Set task
Faithfully return all lines, omitting every embedded picture.
========================
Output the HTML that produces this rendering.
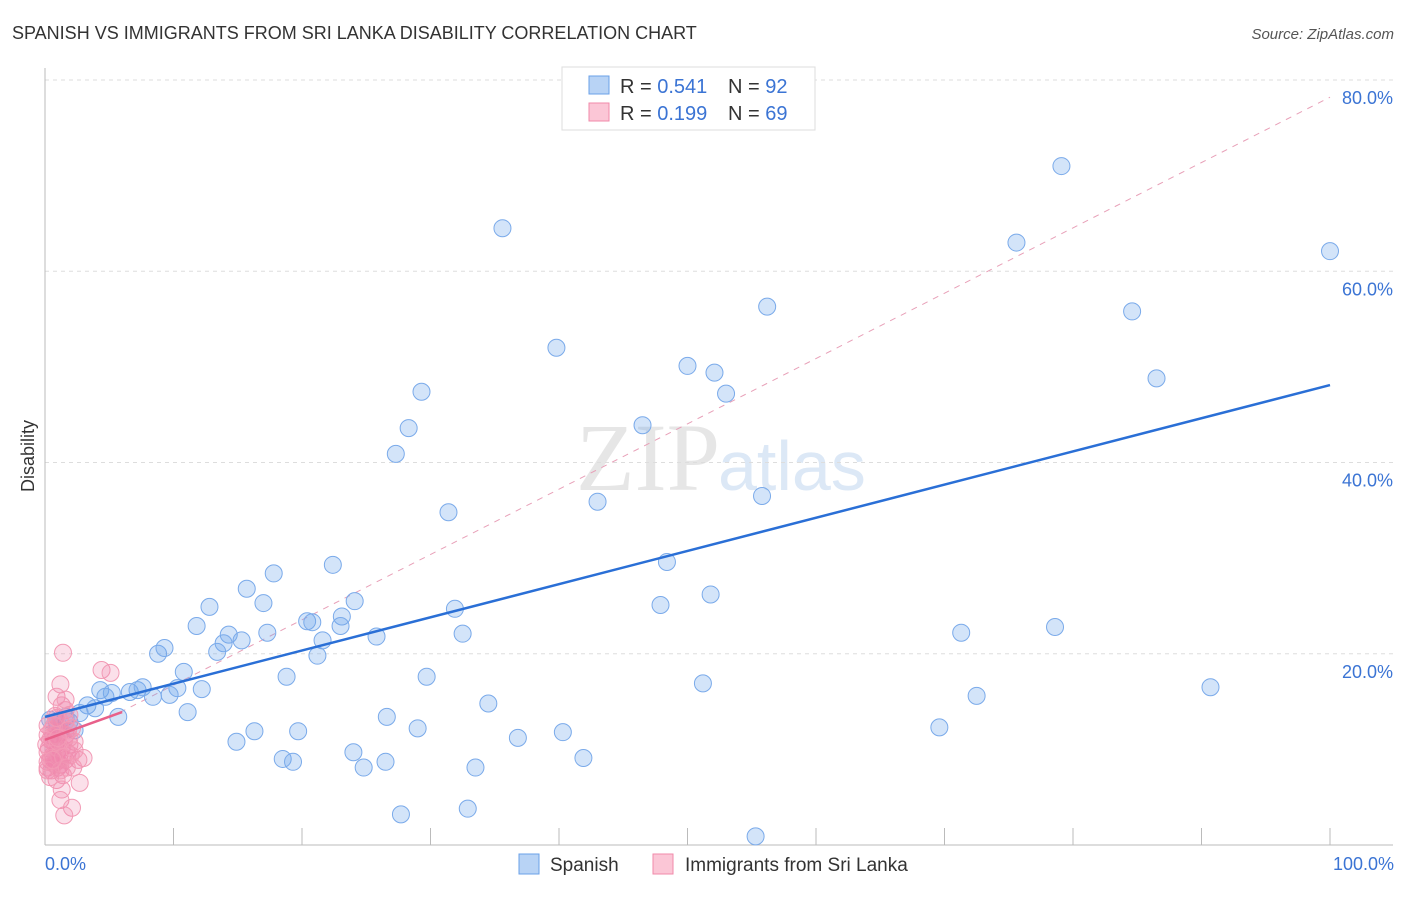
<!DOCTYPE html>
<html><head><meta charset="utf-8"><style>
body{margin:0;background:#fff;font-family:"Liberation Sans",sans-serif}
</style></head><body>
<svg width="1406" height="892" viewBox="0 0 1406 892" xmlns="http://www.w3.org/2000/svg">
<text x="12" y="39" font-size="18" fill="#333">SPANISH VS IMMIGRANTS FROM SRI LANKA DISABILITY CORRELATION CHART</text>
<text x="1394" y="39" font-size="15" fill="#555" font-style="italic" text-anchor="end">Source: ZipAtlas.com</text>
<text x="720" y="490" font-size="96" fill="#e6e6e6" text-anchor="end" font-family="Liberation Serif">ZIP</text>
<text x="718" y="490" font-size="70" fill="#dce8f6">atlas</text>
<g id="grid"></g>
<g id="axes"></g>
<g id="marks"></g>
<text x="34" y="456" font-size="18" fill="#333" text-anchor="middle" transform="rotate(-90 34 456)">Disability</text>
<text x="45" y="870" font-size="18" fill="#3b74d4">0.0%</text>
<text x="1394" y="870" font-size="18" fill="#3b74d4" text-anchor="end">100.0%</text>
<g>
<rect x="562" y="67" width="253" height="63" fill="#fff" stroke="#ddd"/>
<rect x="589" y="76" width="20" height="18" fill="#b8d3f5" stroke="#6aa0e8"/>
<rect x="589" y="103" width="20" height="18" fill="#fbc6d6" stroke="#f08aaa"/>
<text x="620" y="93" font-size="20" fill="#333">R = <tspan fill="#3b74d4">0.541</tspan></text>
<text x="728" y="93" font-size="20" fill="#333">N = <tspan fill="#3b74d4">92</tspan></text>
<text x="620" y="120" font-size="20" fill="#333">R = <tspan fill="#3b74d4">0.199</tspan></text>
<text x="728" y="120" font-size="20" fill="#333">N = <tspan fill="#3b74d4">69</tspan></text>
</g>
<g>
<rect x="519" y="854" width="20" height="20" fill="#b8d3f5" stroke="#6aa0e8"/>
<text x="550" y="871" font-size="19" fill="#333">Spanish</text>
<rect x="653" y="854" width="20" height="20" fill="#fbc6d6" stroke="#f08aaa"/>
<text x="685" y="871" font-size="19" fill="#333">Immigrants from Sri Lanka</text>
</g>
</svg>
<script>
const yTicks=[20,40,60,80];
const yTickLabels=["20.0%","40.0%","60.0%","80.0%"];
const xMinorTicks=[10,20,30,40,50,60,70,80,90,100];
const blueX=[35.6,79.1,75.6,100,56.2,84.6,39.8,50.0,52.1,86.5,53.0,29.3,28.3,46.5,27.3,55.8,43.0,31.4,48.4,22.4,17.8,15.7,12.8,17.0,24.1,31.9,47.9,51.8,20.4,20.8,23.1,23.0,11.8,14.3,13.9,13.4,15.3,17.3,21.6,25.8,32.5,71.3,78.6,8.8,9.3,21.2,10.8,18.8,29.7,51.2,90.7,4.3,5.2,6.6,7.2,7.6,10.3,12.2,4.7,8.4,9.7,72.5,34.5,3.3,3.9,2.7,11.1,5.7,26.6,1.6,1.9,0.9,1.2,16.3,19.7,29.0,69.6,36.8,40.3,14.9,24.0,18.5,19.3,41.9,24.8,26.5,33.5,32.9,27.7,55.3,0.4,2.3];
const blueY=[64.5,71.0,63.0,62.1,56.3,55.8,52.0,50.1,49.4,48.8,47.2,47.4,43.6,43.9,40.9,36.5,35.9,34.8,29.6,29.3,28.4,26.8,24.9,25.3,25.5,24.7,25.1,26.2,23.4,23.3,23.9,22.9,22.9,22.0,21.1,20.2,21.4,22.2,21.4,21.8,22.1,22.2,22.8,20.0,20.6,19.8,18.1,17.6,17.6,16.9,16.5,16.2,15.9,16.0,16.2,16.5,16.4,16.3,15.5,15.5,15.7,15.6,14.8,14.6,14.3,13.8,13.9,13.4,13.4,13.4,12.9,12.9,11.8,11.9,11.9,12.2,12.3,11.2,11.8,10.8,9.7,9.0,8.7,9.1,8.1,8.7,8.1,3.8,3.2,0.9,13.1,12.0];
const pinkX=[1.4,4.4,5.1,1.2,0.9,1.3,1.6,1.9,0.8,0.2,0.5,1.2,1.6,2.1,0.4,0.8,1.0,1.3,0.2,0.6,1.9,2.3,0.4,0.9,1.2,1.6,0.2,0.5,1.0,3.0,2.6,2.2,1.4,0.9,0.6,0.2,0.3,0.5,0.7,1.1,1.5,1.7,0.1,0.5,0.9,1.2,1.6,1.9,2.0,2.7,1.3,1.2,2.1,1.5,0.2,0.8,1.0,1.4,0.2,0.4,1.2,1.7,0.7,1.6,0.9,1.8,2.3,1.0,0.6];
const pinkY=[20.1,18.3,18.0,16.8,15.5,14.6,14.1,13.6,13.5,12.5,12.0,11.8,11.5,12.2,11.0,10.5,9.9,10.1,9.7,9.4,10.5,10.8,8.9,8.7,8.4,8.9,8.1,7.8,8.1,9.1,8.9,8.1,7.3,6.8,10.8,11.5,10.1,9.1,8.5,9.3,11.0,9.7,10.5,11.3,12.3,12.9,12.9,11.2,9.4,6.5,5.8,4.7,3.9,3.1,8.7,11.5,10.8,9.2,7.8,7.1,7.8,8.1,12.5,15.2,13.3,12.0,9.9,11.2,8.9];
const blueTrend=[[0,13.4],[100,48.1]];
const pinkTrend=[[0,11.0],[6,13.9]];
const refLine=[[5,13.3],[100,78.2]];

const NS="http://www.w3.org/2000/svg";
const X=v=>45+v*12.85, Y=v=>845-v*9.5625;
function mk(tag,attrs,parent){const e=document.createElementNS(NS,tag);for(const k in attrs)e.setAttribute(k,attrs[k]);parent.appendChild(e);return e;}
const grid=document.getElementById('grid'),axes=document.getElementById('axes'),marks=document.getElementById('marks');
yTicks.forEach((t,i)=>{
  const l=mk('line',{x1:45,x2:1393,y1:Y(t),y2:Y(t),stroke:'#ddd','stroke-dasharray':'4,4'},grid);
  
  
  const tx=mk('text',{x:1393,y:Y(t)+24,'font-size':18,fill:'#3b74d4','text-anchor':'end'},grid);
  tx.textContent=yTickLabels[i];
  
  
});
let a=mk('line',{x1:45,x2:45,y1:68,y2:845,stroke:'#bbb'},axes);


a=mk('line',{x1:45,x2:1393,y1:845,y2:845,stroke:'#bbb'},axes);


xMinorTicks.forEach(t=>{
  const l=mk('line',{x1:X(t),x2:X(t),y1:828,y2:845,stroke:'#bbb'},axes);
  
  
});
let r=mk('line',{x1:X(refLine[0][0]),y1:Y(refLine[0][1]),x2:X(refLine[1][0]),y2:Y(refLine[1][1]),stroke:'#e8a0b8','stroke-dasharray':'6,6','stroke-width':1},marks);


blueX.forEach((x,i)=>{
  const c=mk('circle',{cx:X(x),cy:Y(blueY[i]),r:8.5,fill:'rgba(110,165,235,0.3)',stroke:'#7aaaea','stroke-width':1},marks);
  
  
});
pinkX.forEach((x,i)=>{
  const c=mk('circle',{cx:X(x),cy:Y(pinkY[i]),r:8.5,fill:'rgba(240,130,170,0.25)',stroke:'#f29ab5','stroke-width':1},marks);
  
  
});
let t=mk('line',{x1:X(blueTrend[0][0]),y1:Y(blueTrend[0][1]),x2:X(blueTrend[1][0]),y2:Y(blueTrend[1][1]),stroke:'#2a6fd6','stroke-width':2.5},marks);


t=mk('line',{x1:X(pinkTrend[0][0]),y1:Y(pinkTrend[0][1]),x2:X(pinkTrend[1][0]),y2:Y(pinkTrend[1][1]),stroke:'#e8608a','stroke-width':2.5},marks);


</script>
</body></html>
========================
Solution for this exercise
Output the HTML that produces this rendering.
<!DOCTYPE html>
<html><head><meta charset="utf-8"><style>
body{margin:0;background:#fff;font-family:"Liberation Sans",sans-serif}
</style></head><body>
<svg width="1406" height="892" viewBox="0 0 1406 892" xmlns="http://www.w3.org/2000/svg">
<text x="12" y="39" font-size="18" fill="#333">SPANISH VS IMMIGRANTS FROM SRI LANKA DISABILITY CORRELATION CHART</text>
<text x="1394" y="39" font-size="15" fill="#555" font-style="italic" text-anchor="end">Source: ZipAtlas.com</text>
<text x="720" y="490" font-size="96" fill="#e6e6e6" text-anchor="end" font-family="Liberation Serif">ZIP</text>
<text x="718" y="490" font-size="70" fill="#dce8f6">atlas</text>
<g id="grid"></g>
<g id="axes"></g>
<g id="marks"></g>
<text x="34" y="456" font-size="18" fill="#333" text-anchor="middle" transform="rotate(-90 34 456)">Disability</text>
<text x="45" y="870" font-size="18" fill="#3b74d4">0.0%</text>
<text x="1394" y="870" font-size="18" fill="#3b74d4" text-anchor="end">100.0%</text>
<g>
<rect x="562" y="67" width="253" height="63" fill="#fff" stroke="#ddd"/>
<rect x="589" y="76" width="20" height="18" fill="#b8d3f5" stroke="#6aa0e8"/>
<rect x="589" y="103" width="20" height="18" fill="#fbc6d6" stroke="#f08aaa"/>
<text x="620" y="93" font-size="20" fill="#333">R = <tspan fill="#3b74d4">0.541</tspan></text>
<text x="728" y="93" font-size="20" fill="#333">N = <tspan fill="#3b74d4">92</tspan></text>
<text x="620" y="120" font-size="20" fill="#333">R = <tspan fill="#3b74d4">0.199</tspan></text>
<text x="728" y="120" font-size="20" fill="#333">N = <tspan fill="#3b74d4">69</tspan></text>
</g>
<g>
<rect x="519" y="854" width="20" height="20" fill="#b8d3f5" stroke="#6aa0e8"/>
<text x="550" y="871" font-size="19" fill="#333">Spanish</text>
<rect x="653" y="854" width="20" height="20" fill="#fbc6d6" stroke="#f08aaa"/>
<text x="685" y="871" font-size="19" fill="#333">Immigrants from Sri Lanka</text>
</g>
</svg>
<script>
const yTicks=[20,40,60,80];
const yTickLabels=["20.0%","40.0%","60.0%","80.0%"];
const xMinorTicks=[10,20,30,40,50,60,70,80,90,100];
const blueX=[35.6,79.1,75.6,100,56.2,84.6,39.8,50.0,52.1,86.5,53.0,29.3,28.3,46.5,27.3,55.8,43.0,31.4,48.4,22.4,17.8,15.7,12.8,17.0,24.1,31.9,47.9,51.8,20.4,20.8,23.1,23.0,11.8,14.3,13.9,13.4,15.3,17.3,21.6,25.8,32.5,71.3,78.6,8.8,9.3,21.2,10.8,18.8,29.7,51.2,90.7,4.3,5.2,6.6,7.2,7.6,10.3,12.2,4.7,8.4,9.7,72.5,34.5,3.3,3.9,2.7,11.1,5.7,26.6,1.6,1.9,0.9,1.2,16.3,19.7,29.0,69.6,36.8,40.3,14.9,24.0,18.5,19.3,41.9,24.8,26.5,33.5,32.9,27.7,55.3,0.4,2.3];
const blueY=[64.5,71.0,63.0,62.1,56.3,55.8,52.0,50.1,49.4,48.8,47.2,47.4,43.6,43.9,40.9,36.5,35.9,34.8,29.6,29.3,28.4,26.8,24.9,25.3,25.5,24.7,25.1,26.2,23.4,23.3,23.9,22.9,22.9,22.0,21.1,20.2,21.4,22.2,21.4,21.8,22.1,22.2,22.8,20.0,20.6,19.8,18.1,17.6,17.6,16.9,16.5,16.2,15.9,16.0,16.2,16.5,16.4,16.3,15.5,15.5,15.7,15.6,14.8,14.6,14.3,13.8,13.9,13.4,13.4,13.4,12.9,12.9,11.8,11.9,11.9,12.2,12.3,11.2,11.8,10.8,9.7,9.0,8.7,9.1,8.1,8.7,8.1,3.8,3.2,0.9,13.1,12.0];
const pinkX=[1.4,4.4,5.1,1.2,0.9,1.3,1.6,1.9,0.8,0.2,0.5,1.2,1.6,2.1,0.4,0.8,1.0,1.3,0.2,0.6,1.9,2.3,0.4,0.9,1.2,1.6,0.2,0.5,1.0,3.0,2.6,2.2,1.4,0.9,0.6,0.2,0.3,0.5,0.7,1.1,1.5,1.7,0.1,0.5,0.9,1.2,1.6,1.9,2.0,2.7,1.3,1.2,2.1,1.5,0.2,0.8,1.0,1.4,0.2,0.4,1.2,1.7,0.7,1.6,0.9,1.8,2.3,1.0,0.6];
const pinkY=[20.1,18.3,18.0,16.8,15.5,14.6,14.1,13.6,13.5,12.5,12.0,11.8,11.5,12.2,11.0,10.5,9.9,10.1,9.7,9.4,10.5,10.8,8.9,8.7,8.4,8.9,8.1,7.8,8.1,9.1,8.9,8.1,7.3,6.8,10.8,11.5,10.1,9.1,8.5,9.3,11.0,9.7,10.5,11.3,12.3,12.9,12.9,11.2,9.4,6.5,5.8,4.7,3.9,3.1,8.7,11.5,10.8,9.2,7.8,7.1,7.8,8.1,12.5,15.2,13.3,12.0,9.9,11.2,8.9];
const blueTrend=[[0,13.4],[100,48.1]];
const pinkTrend=[[0,11.0],[6,13.9]];
const refLine=[[5,13.3],[100,78.2]];

const NS="http://www.w3.org/2000/svg";
const X=v=>45+v*12.85, Y=v=>845-v*9.5625;
function mk(tag,attrs,parent){const e=document.createElementNS(NS,tag);for(const k in attrs)e.setAttribute(k,attrs[k]);parent.appendChild(e);return e;}
const grid=document.getElementById('grid'),axes=document.getElementById('axes'),marks=document.getElementById('marks');
yTicks.forEach((t,i)=>{
  const l=mk('line',{x1:45,x2:1393,y1:Y(t),y2:Y(t),stroke:'#ddd','stroke-dasharray':'4,4'},grid);
  
  
  const tx=mk('text',{x:1393,y:Y(t)+24,'font-size':18,fill:'#3b74d4','text-anchor':'end'},grid);
  tx.textContent=yTickLabels[i];
  
  
});
let a=mk('line',{x1:45,x2:45,y1:68,y2:845,stroke:'#bbb'},axes);


a=mk('line',{x1:45,x2:1393,y1:845,y2:845,stroke:'#bbb'},axes);


xMinorTicks.forEach(t=>{
  const l=mk('line',{x1:X(t),x2:X(t),y1:828,y2:845,stroke:'#bbb'},axes);
  
  
});
let r=mk('line',{x1:X(refLine[0][0]),y1:Y(refLine[0][1]),x2:X(refLine[1][0]),y2:Y(refLine[1][1]),stroke:'#e8a0b8','stroke-dasharray':'6,6','stroke-width':1},marks);


blueX.forEach((x,i)=>{
  const c=mk('circle',{cx:X(x),cy:Y(blueY[i]),r:8.5,fill:'rgba(110,165,235,0.3)',stroke:'#7aaaea','stroke-width':1},marks);
  
  
});
pinkX.forEach((x,i)=>{
  const c=mk('circle',{cx:X(x),cy:Y(pinkY[i]),r:8.5,fill:'rgba(240,130,170,0.25)',stroke:'#f29ab5','stroke-width':1},marks);
  
  
});
let t=mk('line',{x1:X(blueTrend[0][0]),y1:Y(blueTrend[0][1]),x2:X(blueTrend[1][0]),y2:Y(blueTrend[1][1]),stroke:'#2a6fd6','stroke-width':2.5},marks);


t=mk('line',{x1:X(pinkTrend[0][0]),y1:Y(pinkTrend[0][1]),x2:X(pinkTrend[1][0]),y2:Y(pinkTrend[1][1]),stroke:'#e8608a','stroke-width':2.5},marks);


</script>
</body></html>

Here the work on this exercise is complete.